I’m totally envious of those moms that are okay to buy their way out of jams like these. Dinner? No problem, there’s a box in the freezer for that. Cake? Dairy Queen does ’em just fine. Costume? Here’s a sheet!
So why am I like this and why do I do this–especially in October? Well, I should probably also disclose that five years ago this October, my mother died. In fact, she died the day after my middle son’s 2nd birthday.
My mom was a powerful force in my life. She had struggles–financial, relationship-wise with my dad and as a newcomer to Canada. But these struggles never defined her. She was powerful, she was proud and she loved to laugh. Most importantly, she put her kids above everything else.
She made my cakes (though never R2D2, I’ll admit), she made my costumes, always hosted Thanksgiving and managed a full-time job. When I grew up, she made food for my friends (who were always way more impressed than my brothers and I) and offered up dishes for parties and baby showers she wasn’t even attending. Heck, she offered to crochet a cap for my roomate’s dreadlocked brother! And that’s just the way my mom was. She’d literally offer you the shirt of her back if you complimented her on it (apparently she asked my aunt if she wanted the shirt).
Don’t get me wrong, my mom was far from perfect. But her imperfections were what endeared her to people and to me.
That first October as an orphan preparing for Halloween was the real start of my costume-making ritual. I literally spent all night lovingly painting diaper boxes to look like Thomas the Tank Engine and Hiro of the Rails.
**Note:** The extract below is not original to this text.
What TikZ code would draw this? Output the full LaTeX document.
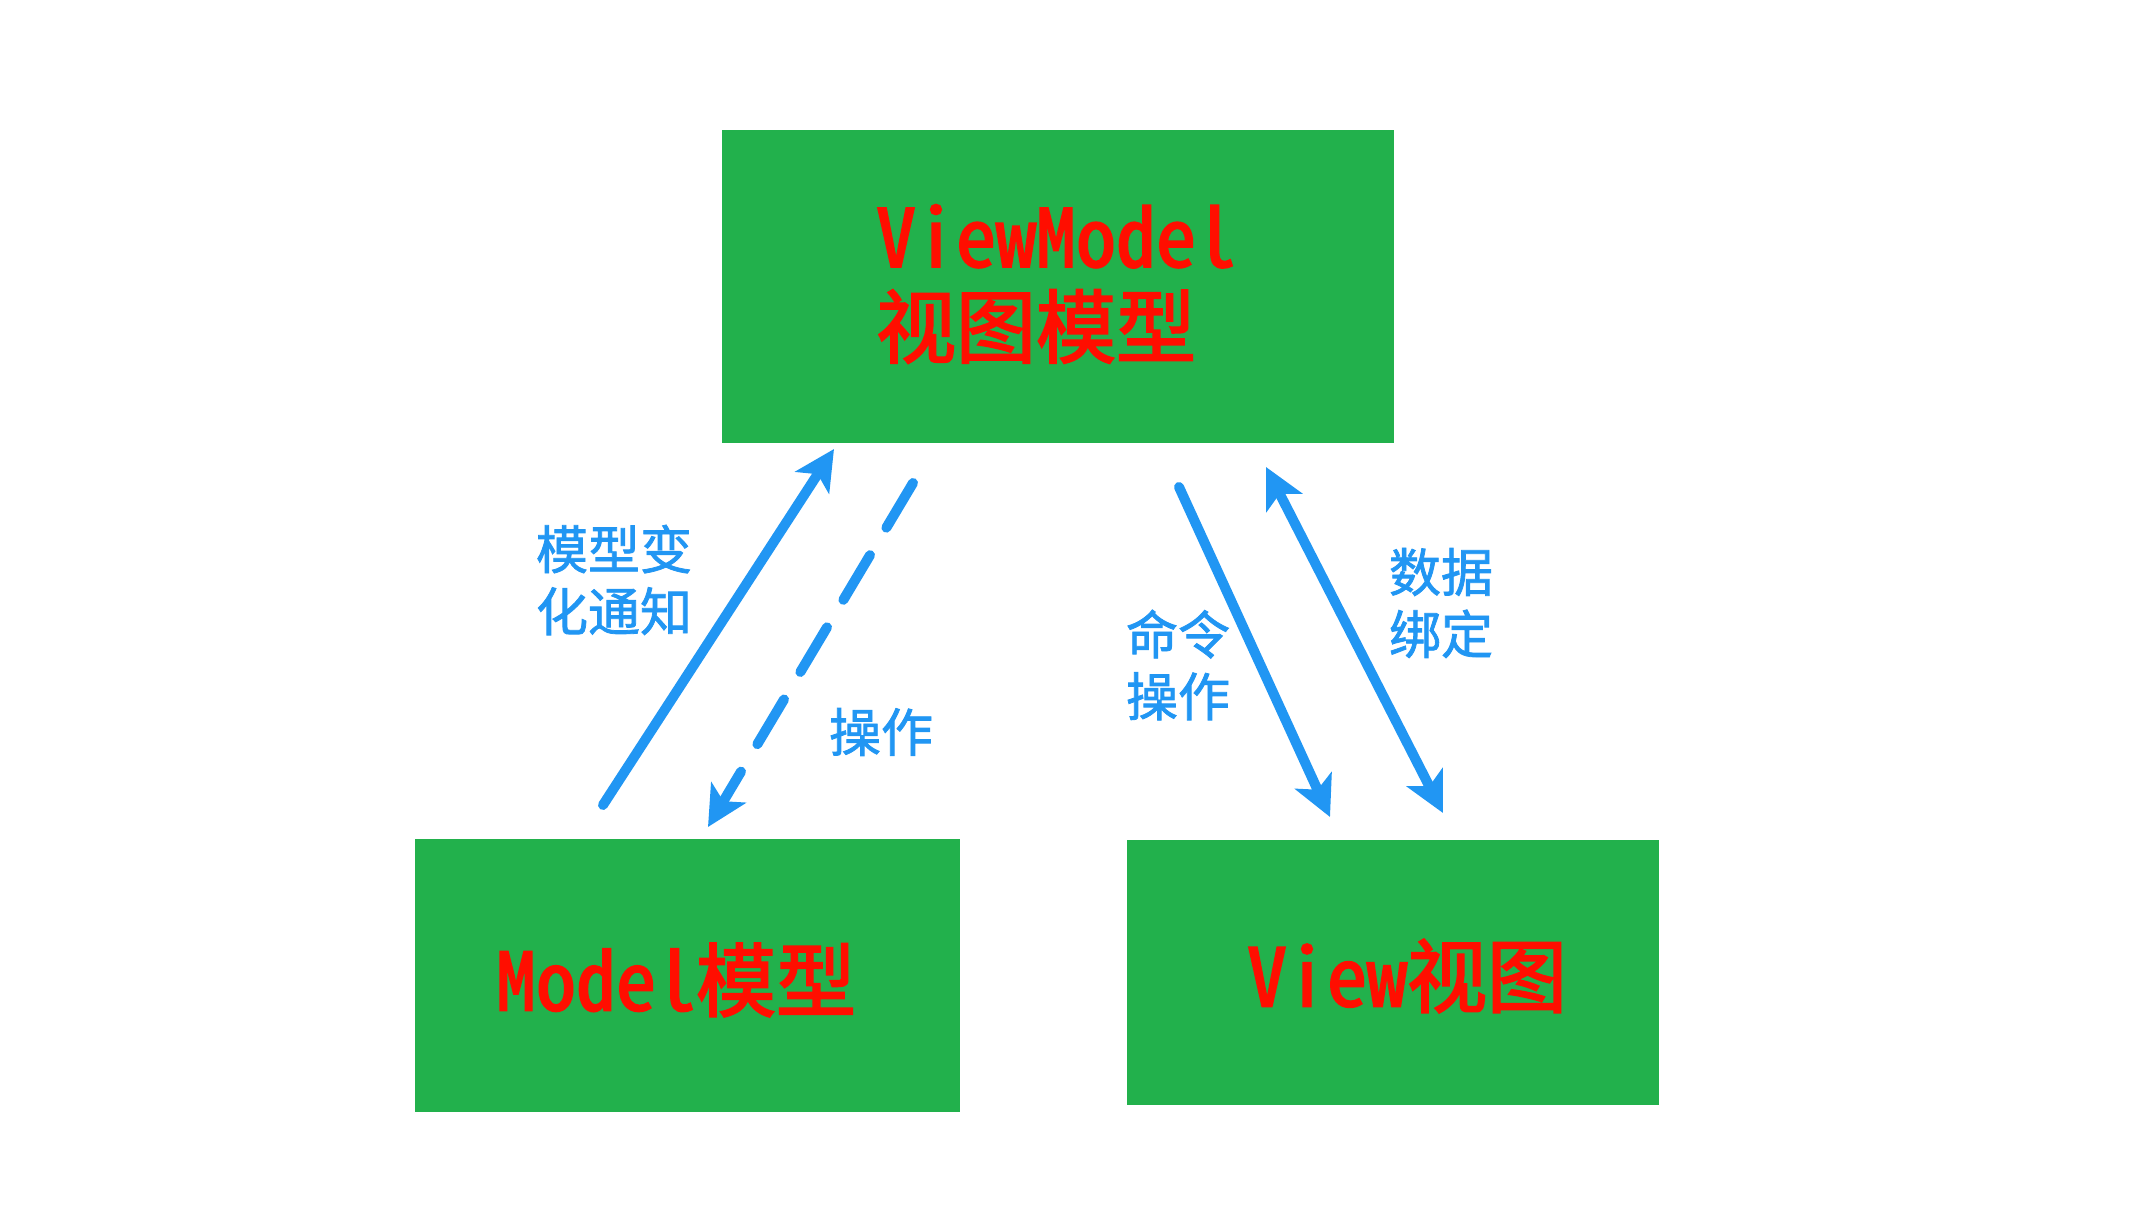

As I developed creative solutions for every challenge–paper plates for wheels, a dollar store miner’s style headlamp for the train light–I thought a lot about all the costumes, prom dresses and events my mom had spent so much time on. Time, energy and effort, I so hadn’t truly appreciated until that night. I cried, I laughed, I drank wine and I painted. I was so very alone, and yet my mom’s voice, her spirit and her energy were all there with me in the basement at 2 a.m. as I worked on making those train costumes a reality.
And so every year, despite the fact that I’m exhausted and overstretched and so achingly sad because I can’t pick up the phone to complain to her, or tell her the ridiculously cute things her grandchildren said, I’m there pulling an all-nighter. Because I guess I hope someday when I’m not around, my boys will be prepping for a birthday party or for Halloween for their own kids and will take a moment amidst the chaos to chuckle and say to one another, “remember the time that mom pulled an all-nighter to make those Octonaut Vegimal costumes?”